A ground-breaking camera system which uses AI to catch drivers using mobile phones behind the wheel is being trialled in Devon and Cornwall.
The technology, which can also detect whether drivers are wearing a seatbelt, is being rolled out on select routes across the two counties over the next two months.
The trial is being funded by the Vision Zero South West road safety partnership and overseen by Devon and Cornwall Police in an effort to deter drivers from distractions which can result in serious and fatal collisions.
The Acusensus system is housed in a vehicle equipped with multiple cameras which record footage of passing motorists.
Images captured by the cameras are processed using artificial intelligence (AI) to determine if motorists were using a handheld mobile phone or if drivers and passengers were without a seat belt. It can also determine the speed a vehicle was travelling at the time.
Any images in which a potential offence is detected are then reviewed by a human. If an offence has been correctly identified, the driver will either be sent a warning letter or a notice of intended prosecution, depending on the severity.
Supt Adrian Leisk, Strategic Roads Policing lead for Devon & Cornwall Police, hopes the technology will help send a clear message to the small minority of motorists who continue to flout the law.
Supt Leisk said: “Using a mobile phone while driving is both dangerous and illegal. It puts the lives of the driver, passengers and other road users at risk – and that is unacceptable.
“Despite repeated messaging and even a change in the law which makes any contact with a mobile phone while driving illegal, sadly there are still some people who continue to ignore the rules.
“We are employing this new technology to send a clear message to anyone who continues to use their phone behind the wheel – you will get caught.
“Whether it’s by the Acusensus cameras, a passing officer or on video footage submitted through Op Snap, the result will be the same and you will end up with a hefty fine and six penalty points – which could be enough to cost some drivers their license.
“It’s just not worth it. Before you start your journey, put your phone away in the glovebox or somewhere you cannot reach it so the temptation is not there. If it’s an emergency, make sure you pull in and stop the car before making that call.”
Councillor Stuart Hughes, vice-chair of Vision Zero and Cabinet Member for Highway Management, said:
“Trialling this new technology is extremely welcome and it can provide Police with another useful tool to help make our roads safer. Using your mobile phone while at the wheel is simply not acceptable. It’s a dangerous distraction that slows your reaction times and can result in traffic collisions which could put your life and the lives of others at risk.”

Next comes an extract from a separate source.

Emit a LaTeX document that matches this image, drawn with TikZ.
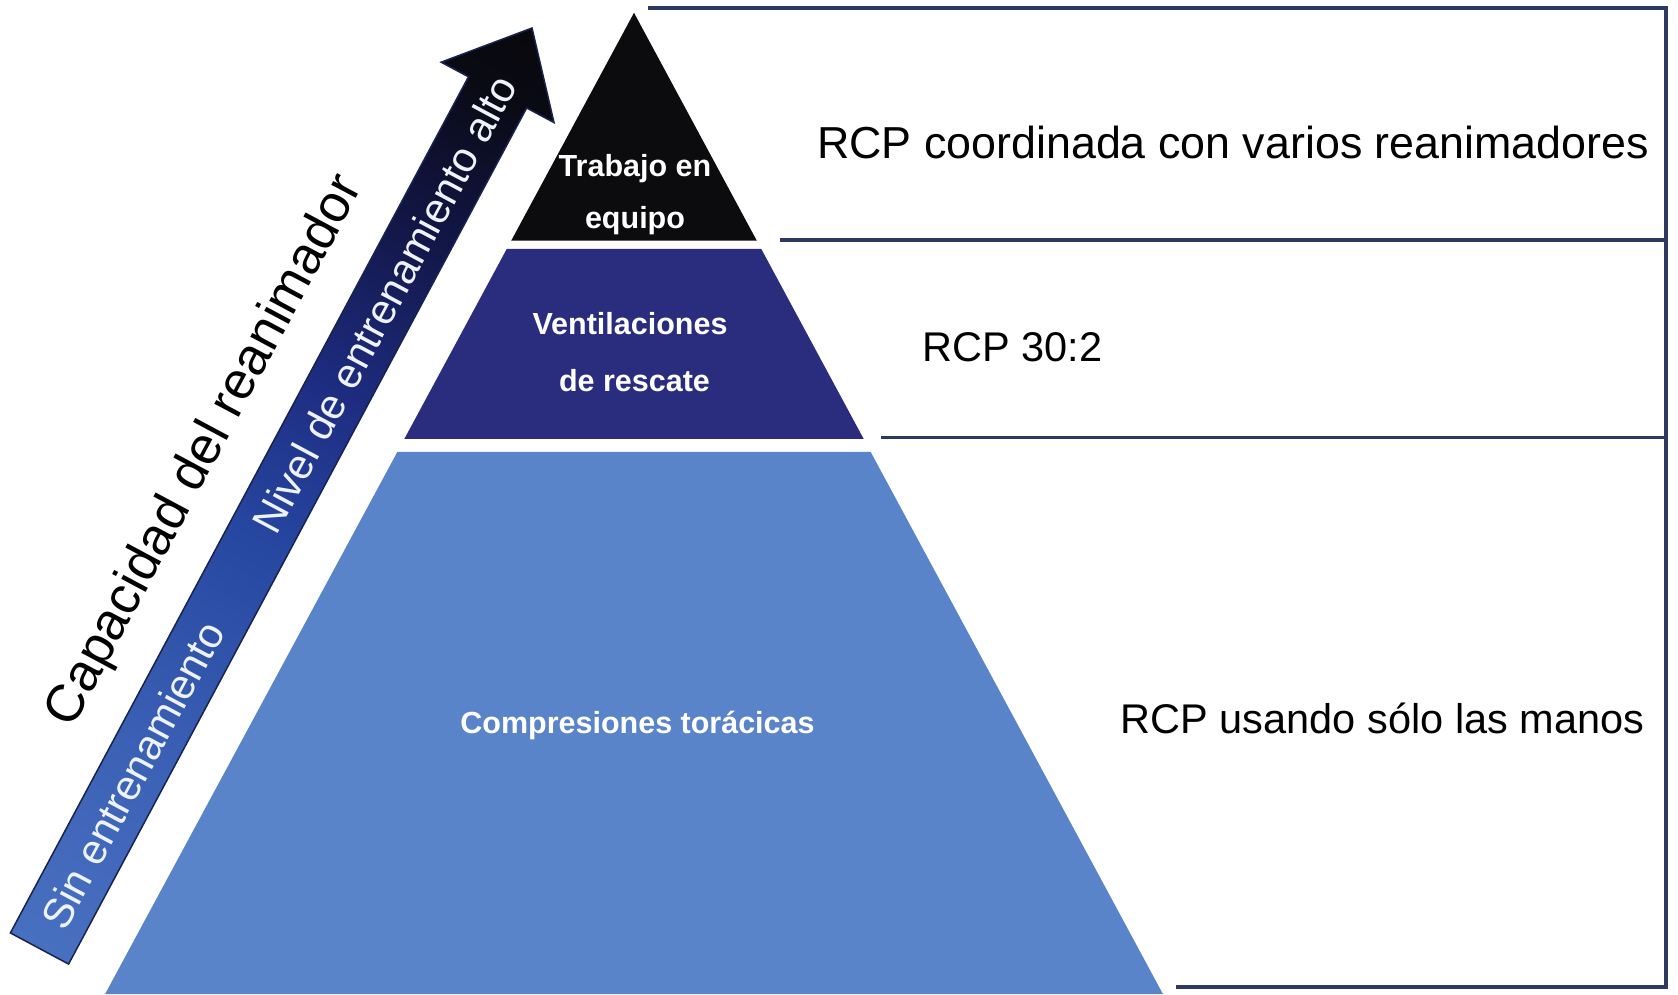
\documentclass[tikz,border=0pt]{standalone}
\usepackage{fontspec}
\setmainfont{Liberation Sans}
\definecolor{layerblack}{RGB}{12,12,14}
\definecolor{layerdark}{RGB}{42,45,125}
\definecolor{layerlight}{RGB}{90,132,202}
\definecolor{framecol}{RGB}{45,58,95}
\definecolor{bandline}{RGB}{25,35,80}
\definecolor{labelwhite}{RGB}{238,242,250}
\definecolor{bsA}{RGB}{72,112,192}
\definecolor{bsB}{RGB}{60,98,182}
\definecolor{bsC}{RGB}{38,70,160}
\definecolor{bsD}{RGB}{30,45,130}
\definecolor{bsE}{RGB}{18,22,70}
\definecolor{bsF}{RGB}{10,10,20}
\definecolor{bsG}{RGB}{8,8,12}
\pgfdeclareverticalshading{bandshade}{100bp}{color(0bp)=(bsA); color(25bp)=(bsA); color(35bp)=(bsB); color(47.5bp)=(bsC); color(55bp)=(bsD); color(64bp)=(bsE); color(71.5bp)=(bsF); color(75bp)=(bsG); color(100bp)=(bsG)}
\begin{document}
\begin{tikzpicture}[x=1pt,y=1pt,
  frameline/.style={draw=framecol, line width=3.5, line join=miter, line cap=butt},
  innerlbl/.style={text=white, inner sep=0, font=\bfseries\fontsize{30.5}{36}\selectfont},
  sidelbl/.style={text=black, inner sep=0, anchor=base west},
  bandlbl/.style={text=labelwhite, inner sep=0, font=\fontsize{42}{48}\selectfont},
  caplbl/.style={text=black, inner sep=0, font=\fontsize{52.5}{60}\selectfont}]
\useasboundingbox (0,0) rectangle (1678,994);
\fill[white] (0,0) rectangle (1678,994);

% pyramid layers
\fill[layerlight] (105.1,0) -- (397.3,542) -- (870.7,542) -- (1162.9,0) -- cycle;
\fill[layerdark] (404.3,555) -- (506.7,745) -- (761.3,745) -- (863.7,555) -- cycle;
\fill[layerblack] (511.2,753.3) -- (634,981.2) -- (756.8,753.3) -- cycle;

% layer labels
\node[innerlbl, anchor=base] (teamA) at (635,817) {Trabajo en};
\node[innerlbl, anchor=base] (teamB) at (635,765) {equipo};
\node[innerlbl, anchor=base] (ventA) at (630,659) {Ventilaciones};
\node[innerlbl, anchor=base] (ventB) at (634.5,602) {de rescate};
\node[innerlbl, anchor=base] (comp) at (637.5,261) {Compresiones torácicas};

% frame on the right
\coordinate (fTopL) at (648,986);
\coordinate (fTopR) at (1666,986);
\coordinate (fBotR) at (1666,7);
\coordinate (fBotL) at (1176,7);
\coordinate (fMidAL) at (780,754);
\coordinate (fMidAR) at (1666,754);
\coordinate (fMidBL) at (881,556.5);
\coordinate (fMidBR) at (1666,556.5);
\draw[frameline] (fTopL) -- (fTopR) -- (fBotR) -- (fBotL);
\draw[frameline] (fMidAL) -- (fMidAR);
\draw[frameline] (fMidBL) -- (fMidBR);

% right-hand texts
\node[sidelbl, font=\fontsize{44.8}{50}\selectfont] (rcpTeam) at (817,835) {RCP coordinada con varios reanimadores};
\node[sidelbl, font=\fontsize{41.5}{48}\selectfont] (rcpRatio) at (922.5,632) {RCP 30:2};
\node[sidelbl, font=\fontsize{41.5}{48}\selectfont] (rcpHands) at (1120.5,261) {RCP usando sólo las manos};

% diagonal arrow
\begin{scope}[transform canvas={shift={(39.5,45.5)},rotate=-28.15}]
\path[shade, shading=bandshade, draw=bandline, line width=1.5, line join=miter]
  (-33,0) -- (-33,971) -- (-64,971) -- (0,1044) -- (64,971) -- (33,971) -- (33,0) -- cycle;
\node[bandlbl, rotate=90] (noTrain) at (0,197) {Sin entrenamiento};
\node[bandlbl, rotate=90] (highTrain) at (0,731) {Nivel de entrenamiento alto};
\node[caplbl, rotate=90] (capacity) at (-88,517) {Capacidad del reanimador};
\end{scope}
\end{tikzpicture}
\end{document}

In 2020 a national road safety survey was commissioned by Alison Hernandez, Police and Crime Commissioner for Devon, Cornwall and the Isles of Scilly and then-APCC lead for road safety.
Of the 66,000 people who responded, 55% said they witnessed road traffic offences such as using a mobile phone or not wearing a seatbelt on a daily basis, with 21% saying they witnessed them on a weekly basis. Furthermore, 81% of respondents agreed that road traffic offences required more enforcement.
Commissioner Hernandez, who is also chairman of the Vision Zero South West road safety partnership, said: “Road safety is one of four priorities in my Police and Crime Plan. There are too many people being killed or seriously injured on Devon and Cornwall’s roads. We know distracted driving is a common cause of collisions, which is exactly why it is illegal to use a mobile phone while driving.
“By embracing new technology such as the Acusensus system, we have the opportunity to improve compliance with these laws and consequently make our roads safer for everyone.”
Dr Jamie Uff, Technical Director with AECOM, said: “Despite the often-reported dangers of distracted driving and failing to wear seat belts, the numbers of people killed or seriously injured as a result of these behaviours remain high.
“The technology AECOM is deploying makes detection straightforward and is providing valuable insight to the police and policy makers on the current level of road user behaviour. We are really keen to use this equipment to raise awareness and help improve road safety for all.”